His vision of preserving his tribe’s history was evident at the Sacred Circle Gallery exhibit’s Feb. 12 opening. As visitors toured a room of large canvases, rich color and sweeping texture, Guardipee was on hand to take them step-by-step through the symbols and stories that permeate his pieces.
“I love explaining and pulling people into my art so they can understand where I’m coming from,” Guardipee said. “It’s giving it life.”
At the opening, he shared the story of Running Eagle, a Blackfeet female war chief of the early 1800s. Guardipee said he visited Running Eagle Falls in Glacier National Park, where Running Eagle sat to pray and fast, many years ago. When Catherine Black Horse took a picture of Guardipee standing in front of the falls, a white circle appeared on his shoulder.
“I took that as a sign that she wanted me to bring her story back to life,” he said. Since he began painting her image years ago, he has sent works depicting Running Eagle all over the world.
Catherine Black Horse’s dresses, which have been featured on the cover of Native People’s Magazine, are also meant to serve as a reminder of the power of women.
“My artwork is about the strength and power of a woman when she is true to herself,” said Black Horse, also in attendance. “A reminder that we are precious, and that we are the true backbone of a family.”

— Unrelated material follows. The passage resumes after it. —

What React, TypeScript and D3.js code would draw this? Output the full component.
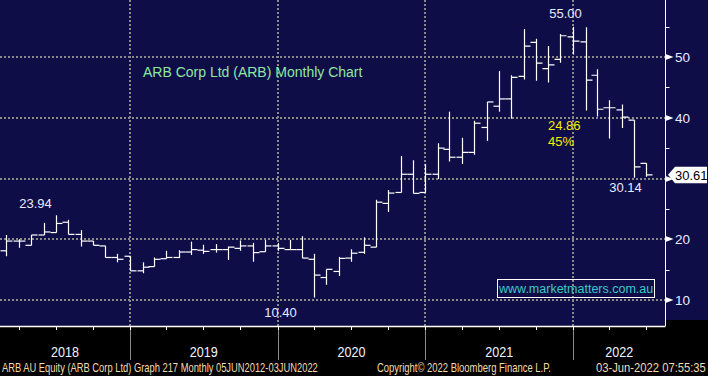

Guardipee said elders in Montana didn’t always welcome sharing Blackfeet imagery with the world. He spent time in the late ’90s convincing elders that telling a story of Blackfeet strength, spirit and beauty would be good for his tribe. He didn’t want to continue, he said, unless he had their blessing.
A cultural rebirth
Having an exhibit at Daybreak Star, which provides a spiritual and cultural base for urban Natives in the Seattle area, is a return to the past for Guardipee.
He is now a Seattle resident who travels year-round, but when he first arrived as an up-and-coming artist, he said the center made him feel at home. His whole family has been involved in programs of the United Indians of All Tribes Foundation (uiatf), which operates the center. At the exhibit, two posters he designed for past uiatf powwows were on display.
But for many, Guardipee’s exhibit is more a sign of the future.
Katherine Cleland, uiatf project coordinator, said the gallery opening and Guardipee exhibit signify a revival of Daybreak Star.
At the end of 2013, the center was facing a financial crisis and possible closure.
“The mood was just so somber, and people were so worried,” Cleland said. “This is the first tangible manifestation of a rebirth.”
A grant from the City of Seattle’s Art Means Business Program has allowed the uiatf to hire Morrison and reopen the center’s gallery and gift shop. When Morrison arrived, the gift shop had become a storage space full of dusty boxes and neglected artwork.
He set to work revamping. By the time the gallery opened for Guardipee’s exhibit, the gift shop and gallery were complete with shiny new floors, display cases and framed paintings that had been tucked away for years.
“It’s an exciting time of rebuilding energy, rebuilding relationships and resurgence of artistic creativity,” Morrison said.
For Jeff Smith, uiatf board chairman, seeing the Guardipee exhibit was thrilling.
“It’s like letting light into a dark room,” he said. “To see the energy that this has brought is amazing.”